Request
Repeat exactly the lines of the listing below, please, starting with the first and ending with the line containing "y_ticks = [0, 0.5, 1, 1.5, 2, 2.5, 3]"; leave out the rest.

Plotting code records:
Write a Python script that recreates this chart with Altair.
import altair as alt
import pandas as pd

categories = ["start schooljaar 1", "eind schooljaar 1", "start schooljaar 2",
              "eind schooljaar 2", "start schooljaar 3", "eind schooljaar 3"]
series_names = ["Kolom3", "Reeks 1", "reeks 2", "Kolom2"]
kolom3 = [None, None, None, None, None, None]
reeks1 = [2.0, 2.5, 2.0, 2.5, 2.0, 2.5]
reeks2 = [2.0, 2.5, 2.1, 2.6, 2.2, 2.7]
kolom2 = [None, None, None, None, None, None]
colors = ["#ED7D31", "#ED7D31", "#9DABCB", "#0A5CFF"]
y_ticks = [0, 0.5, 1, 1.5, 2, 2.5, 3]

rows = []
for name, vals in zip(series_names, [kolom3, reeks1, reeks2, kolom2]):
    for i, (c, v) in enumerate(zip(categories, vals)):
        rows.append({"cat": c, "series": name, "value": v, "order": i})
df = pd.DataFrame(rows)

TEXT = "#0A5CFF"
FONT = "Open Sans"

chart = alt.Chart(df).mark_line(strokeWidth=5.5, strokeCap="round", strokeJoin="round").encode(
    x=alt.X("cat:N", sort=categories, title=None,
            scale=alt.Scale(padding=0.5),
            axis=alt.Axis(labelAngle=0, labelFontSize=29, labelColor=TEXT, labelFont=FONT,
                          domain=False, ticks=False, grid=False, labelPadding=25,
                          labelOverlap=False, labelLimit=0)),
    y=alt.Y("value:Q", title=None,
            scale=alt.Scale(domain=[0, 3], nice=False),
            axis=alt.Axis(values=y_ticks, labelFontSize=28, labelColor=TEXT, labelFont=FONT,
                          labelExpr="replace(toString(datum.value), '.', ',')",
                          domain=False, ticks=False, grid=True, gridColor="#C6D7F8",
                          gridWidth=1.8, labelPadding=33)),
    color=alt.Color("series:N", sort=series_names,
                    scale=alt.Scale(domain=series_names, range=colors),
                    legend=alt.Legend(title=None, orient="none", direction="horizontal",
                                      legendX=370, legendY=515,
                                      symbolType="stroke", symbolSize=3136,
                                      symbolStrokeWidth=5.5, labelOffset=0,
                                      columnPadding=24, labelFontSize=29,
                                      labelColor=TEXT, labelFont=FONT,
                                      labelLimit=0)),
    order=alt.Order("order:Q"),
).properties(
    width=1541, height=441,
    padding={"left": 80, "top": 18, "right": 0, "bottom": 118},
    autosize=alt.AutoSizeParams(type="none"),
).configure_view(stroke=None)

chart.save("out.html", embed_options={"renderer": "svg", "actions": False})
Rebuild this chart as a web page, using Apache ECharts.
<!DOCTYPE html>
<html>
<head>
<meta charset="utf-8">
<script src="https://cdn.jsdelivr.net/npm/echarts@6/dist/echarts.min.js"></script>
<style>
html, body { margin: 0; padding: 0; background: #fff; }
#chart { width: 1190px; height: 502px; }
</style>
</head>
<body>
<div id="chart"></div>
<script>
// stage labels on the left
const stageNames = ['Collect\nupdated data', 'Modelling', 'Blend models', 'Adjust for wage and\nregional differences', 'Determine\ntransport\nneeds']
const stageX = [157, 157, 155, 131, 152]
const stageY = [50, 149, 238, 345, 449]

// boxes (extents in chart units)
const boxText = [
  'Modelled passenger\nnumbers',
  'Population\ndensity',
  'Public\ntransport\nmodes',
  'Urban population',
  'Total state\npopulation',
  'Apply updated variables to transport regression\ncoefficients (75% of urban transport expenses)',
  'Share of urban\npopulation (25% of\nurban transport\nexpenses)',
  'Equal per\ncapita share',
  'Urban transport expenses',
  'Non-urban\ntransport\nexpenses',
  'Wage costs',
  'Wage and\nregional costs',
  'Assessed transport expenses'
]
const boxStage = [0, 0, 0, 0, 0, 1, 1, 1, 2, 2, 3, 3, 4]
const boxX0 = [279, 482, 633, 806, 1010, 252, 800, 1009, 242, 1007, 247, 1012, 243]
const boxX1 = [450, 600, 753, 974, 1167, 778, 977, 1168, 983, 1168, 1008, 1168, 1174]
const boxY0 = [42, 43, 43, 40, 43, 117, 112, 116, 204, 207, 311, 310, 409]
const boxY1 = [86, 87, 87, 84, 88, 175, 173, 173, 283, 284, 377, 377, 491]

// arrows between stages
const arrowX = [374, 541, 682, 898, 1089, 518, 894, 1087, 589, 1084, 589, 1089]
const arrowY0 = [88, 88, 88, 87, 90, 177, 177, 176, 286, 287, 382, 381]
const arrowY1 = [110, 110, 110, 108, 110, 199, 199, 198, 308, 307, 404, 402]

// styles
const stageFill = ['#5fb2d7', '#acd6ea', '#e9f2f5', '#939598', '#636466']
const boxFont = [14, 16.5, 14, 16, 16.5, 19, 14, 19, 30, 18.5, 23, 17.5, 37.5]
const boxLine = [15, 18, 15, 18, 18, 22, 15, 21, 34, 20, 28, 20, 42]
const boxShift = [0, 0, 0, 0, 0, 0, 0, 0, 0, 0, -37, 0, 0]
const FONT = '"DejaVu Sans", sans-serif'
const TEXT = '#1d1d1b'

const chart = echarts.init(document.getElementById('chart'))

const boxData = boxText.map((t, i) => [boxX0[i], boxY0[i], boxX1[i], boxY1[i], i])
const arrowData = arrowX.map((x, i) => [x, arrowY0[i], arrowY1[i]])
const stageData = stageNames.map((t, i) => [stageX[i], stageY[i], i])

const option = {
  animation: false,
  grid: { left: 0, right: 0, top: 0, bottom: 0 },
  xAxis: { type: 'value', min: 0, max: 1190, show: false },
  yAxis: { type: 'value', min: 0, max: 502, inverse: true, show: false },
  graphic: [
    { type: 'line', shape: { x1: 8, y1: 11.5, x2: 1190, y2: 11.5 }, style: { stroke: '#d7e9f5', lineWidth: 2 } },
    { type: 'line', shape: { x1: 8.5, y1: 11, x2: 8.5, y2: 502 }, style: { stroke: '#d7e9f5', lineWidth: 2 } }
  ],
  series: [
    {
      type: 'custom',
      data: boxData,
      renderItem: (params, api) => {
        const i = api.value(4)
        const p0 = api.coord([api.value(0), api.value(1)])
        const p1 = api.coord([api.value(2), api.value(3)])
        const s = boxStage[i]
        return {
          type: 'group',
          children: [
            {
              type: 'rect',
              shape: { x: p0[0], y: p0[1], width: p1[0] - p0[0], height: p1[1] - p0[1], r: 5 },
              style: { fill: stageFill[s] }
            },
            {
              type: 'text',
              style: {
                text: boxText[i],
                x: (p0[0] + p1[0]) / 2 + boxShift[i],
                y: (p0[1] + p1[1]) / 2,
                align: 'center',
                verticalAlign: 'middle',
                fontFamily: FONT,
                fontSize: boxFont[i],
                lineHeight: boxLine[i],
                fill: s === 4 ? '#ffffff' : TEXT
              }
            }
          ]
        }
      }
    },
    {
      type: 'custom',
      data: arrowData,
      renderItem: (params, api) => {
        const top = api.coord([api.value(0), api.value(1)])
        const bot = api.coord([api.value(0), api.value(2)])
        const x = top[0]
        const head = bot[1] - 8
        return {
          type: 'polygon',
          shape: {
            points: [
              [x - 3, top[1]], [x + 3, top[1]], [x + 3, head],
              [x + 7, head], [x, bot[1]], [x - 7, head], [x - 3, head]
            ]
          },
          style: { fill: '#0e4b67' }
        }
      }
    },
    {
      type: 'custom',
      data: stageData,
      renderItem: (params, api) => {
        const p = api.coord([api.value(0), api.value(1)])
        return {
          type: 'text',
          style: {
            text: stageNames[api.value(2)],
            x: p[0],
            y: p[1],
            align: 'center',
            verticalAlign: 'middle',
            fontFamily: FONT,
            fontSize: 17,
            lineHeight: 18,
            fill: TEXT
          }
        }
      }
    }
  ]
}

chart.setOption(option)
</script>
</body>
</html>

Reply
Write a Python script that recreates this chart with Altair.
import altair as alt
import pandas as pd

categories = ["start schooljaar 1", "eind schooljaar 1", "start schooljaar 2",
              "eind schooljaar 2", "start schooljaar 3", "eind schooljaar 3"]
series_names = ["Kolom3", "Reeks 1", "reeks 2", "Kolom2"]
kolom3 = [None, None, None, None, None, None]
reeks1 = [2.0, 2.5, 2.0, 2.5, 2.0, 2.5]
reeks2 = [2.0, 2.5, 2.1, 2.6, 2.2, 2.7]
kolom2 = [None, None, None, None, None, None]
colors = ["#ED7D31", "#ED7D31", "#9DABCB", "#0A5CFF"]
y_ticks = [0, 0.5, 1, 1.5, 2, 2.5, 3]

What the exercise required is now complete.